Continuous displacement of conventional power plants by wind turbines significantly weakens the dynamic reactive power support ability of power grid. To correct nonviable or unstable voltages and avoid an imminent long-term voltage instability, this paper proposes a decentralized robust emergency voltage control strategy of power system with large-scale wind power integrated via voltage source converter based multi-terminal direct current system (VSC-MTDC). Firstly, a partition approach combining electrical distance and network structure is proposed. The electrical distance expectation considering wind power volatility is calculated in the partition, combined with the edge betweenness, the decoupling of reactive power/voltage control in each zone is realized by community detection. Secondly, a decentralized robust emergency voltage control strategy based on tube-based model predictive control (MPC) approach is innovatively proposed.

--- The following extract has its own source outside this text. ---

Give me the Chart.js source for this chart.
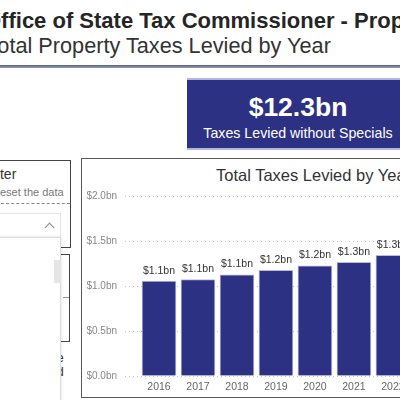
<!DOCTYPE html>
<html>
<head>
<meta charset="utf-8">
<script src="https://cdn.jsdelivr.net/npm/chart.js@4.4.0/dist/chart.umd.min.js"></script>
<style>
html, body { margin:0; padding:0; width:400px; height:400px; overflow:hidden; background:#fff;
  font-family:"Liberation Sans", Arial, sans-serif; }
div, span { position:absolute; white-space:nowrap; }
#hdr1 { left:-16px; top:8px; font-size:22px; line-height:25px; font-weight:bold; color:#252525; }
#hdr2 { left:-13.5px; top:33px; font-size:21.7px; line-height:25px; color:#333; }
#rule { left:0; top:65px; width:400px; height:3px; background:linear-gradient(#56637e,#95a0b5); }
#kpi { left:187px; top:78px; width:222px; height:68px; background:#2c3183;
  border-top:2px solid #b3b6dc; border-bottom:2px solid #b3b6dc; }
#kpiVal { left:0; width:222px; top:12px; text-align:center; font-size:26.5px; line-height:30px; font-weight:bold; color:#fff; }
#kpiLbl { left:0; width:222px; top:45px; text-align:center; font-size:14.2px; line-height:16px; color:#fff; }
#panel { left:81px; top:158px; width:400px; height:238px; border:1px solid #5a5a5a; background:#fff; }
#ctitle { left:134px; top:6px; font-size:16.5px; line-height:20px; color:#333; }
#wrap { left:1px; top:0px; width:345px; height:237px; }
#fbox { left:-5px; top:160px; width:74px; height:86px; border:1px solid #444; }
#ftitle { left:-10.8px; top:5px; font-size:14px; line-height:16px; color:#333; }
#fsub { left:-11.9px; top:25px; font-size:11px; line-height:13px; color:#777; }
#fdash { left:5px; top:42px; width:69px; border-top:1px dashed #888; }
#drop { left:-5px; top:213px; width:64px; height:23px; border:1px solid #e6e6e6; background:#fff; z-index:2; }
#chev { left:50px; top:10px; width:6px; height:6px; border-left:1px solid #888; border-top:1px solid #888; transform:rotate(45deg); }
#box2 { left:-5px; top:254px; width:73px; height:86px; border:1px solid #444; z-index:1; }
#dash2 { left:67px; top:42px; width:6px; border-top:1px dashed #999; }
.frag { font-size:12px; line-height:14px; color:#333; z-index:1; }
#list { left:-5px; top:237px; width:64px; height:200px; border:1px solid #ddd; background:#fff;
  box-shadow:0 0 3px rgba(0,0,0,.15); z-index:3; }
#thumb { left:58px; top:22px; width:7px; height:23px; background:#e5e5e5; }
</style>
</head>
<body>
<div id="hdr1">Office of State Tax Commissioner - Property Tax</div>
<div id="hdr2">Total Property Taxes Levied by Year</div>
<div id="rule"></div>
<div id="kpi">
  <div id="kpiVal">$12.3bn</div>
  <div id="kpiLbl">Taxes Levied without Specials</div>
</div>

<div id="fbox">
  <div id="ftitle">Filter</div>
  <div id="fsub">to reset the data</div>
  <div id="fdash"></div>
</div>
<div id="drop"><div id="chev"></div></div>
<div id="box2"><div id="dash2"></div></div>
<span class="frag" style="left:57px;top:351px">e</span>
<span class="frag" style="left:57px;top:365px">d</span>
<div id="list"><div id="thumb"></div></div>

<div id="panel">
  <div id="ctitle">Total Taxes Levied by Year</div>
  <div id="wrap"><canvas id="taxChart"></canvas></div>
</div>

<script>
// values (billions of dollars)
const years = [2016, 2017, 2018, 2019, 2020, 2021, 2022];
const totals = [1.055, 1.07, 1.125, 1.175, 1.225, 1.262, 1.34];
const yTicks = [0, 0.5, 1.0, 1.5, 2.0];

Chart.defaults.font.family = '"Liberation Sans", Arial, sans-serif';

function fmtBn(v) {
    return '$' + v.toFixed(1) + 'bn';
}

const barLabels = {
    id: 'barLabels',
    afterDatasetsDraw(chart) {
        const ctx = chart.ctx;
        const meta = chart.getDatasetMeta(0);
        ctx.save();
        ctx.font = '10.5px "Liberation Sans", Arial, sans-serif';
        ctx.fillStyle = '#333';
        ctx.textAlign = 'center';
        ctx.textBaseline = 'alphabetic';
        meta.data.forEach(function(bar, i) {
            ctx.fillText(fmtBn(totals[i]), bar.x, bar.y - 7.5);
        });
        ctx.restore();
    }
};

function manageTaxChart() {
    let ctx = document.getElementById('taxChart').getContext('2d');
    new Chart(ctx, {
        type: 'bar',
        data: {
            datasets: [{
                label: 'Total Taxes Levied',
                data: years.map(function(y, i) { return {x: y, y: totals[i]}; }),
                backgroundColor: '#2c3183',
                borderColor: '#b9bce0',
                borderWidth: 1,
                barThickness: 34
            }]
        },
        options: {
            responsive: true,
            maintainAspectRatio: false,
            animation: false,
            layout: { padding: { top: 37, bottom: 2, left: 0, right: 0 } },
            plugins: {
                legend: { display: false },
                tooltip: { enabled: false }
            },
            scales: {
                x: {
                    type: 'linear',
                    offset: false,
                    min: 2015.128,
                    max: 2022.9,
                    afterFit: function(s) { s.height = 18; },
                    grid: { display: false, drawTicks: false },
                    border: { display: false },
                    ticks: {
                        stepSize: 1,
                        includeBounds: false,
                        maxRotation: 0,
                        padding: 5,
                        color: '#666',
                        font: { size: 10.5 },
                        callback: function(v) { return String(v); }
                    }
                },
                y: {
                    min: yTicks[0],
                    max: yTicks[yTicks.length - 1],
                    afterFit: function(s) { s.width = 42; },
                    afterBuildTicks: function(s) { s.ticks = yTicks.map(function(v) { return {value: v}; }); },
                    grid: { color: '#c4c4c4', drawTicks: false },
                    border: { display: false, dash: [1, 3] },
                    ticks: {
                        padding: 8,
                        color: '#888',
                        font: { size: 10 },
                        callback: function(v) { return fmtBn(v); }
                    }
                }
            }
        },
        plugins: [barLabels]
    });
}

manageTaxChart();
</script>
</body>
</html>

In the proposed local emergency voltage control model, by treating the action of controllers in other zones as disturbances and compensating them using tightened constraints and ancillary controller, it achieves a robust voltage control in the absence of communication among local controllers. Finally, simulation results are shown with a modified IEEE Nordic Test System, which validates the effectiveness and superiority of the newly proposed strategy.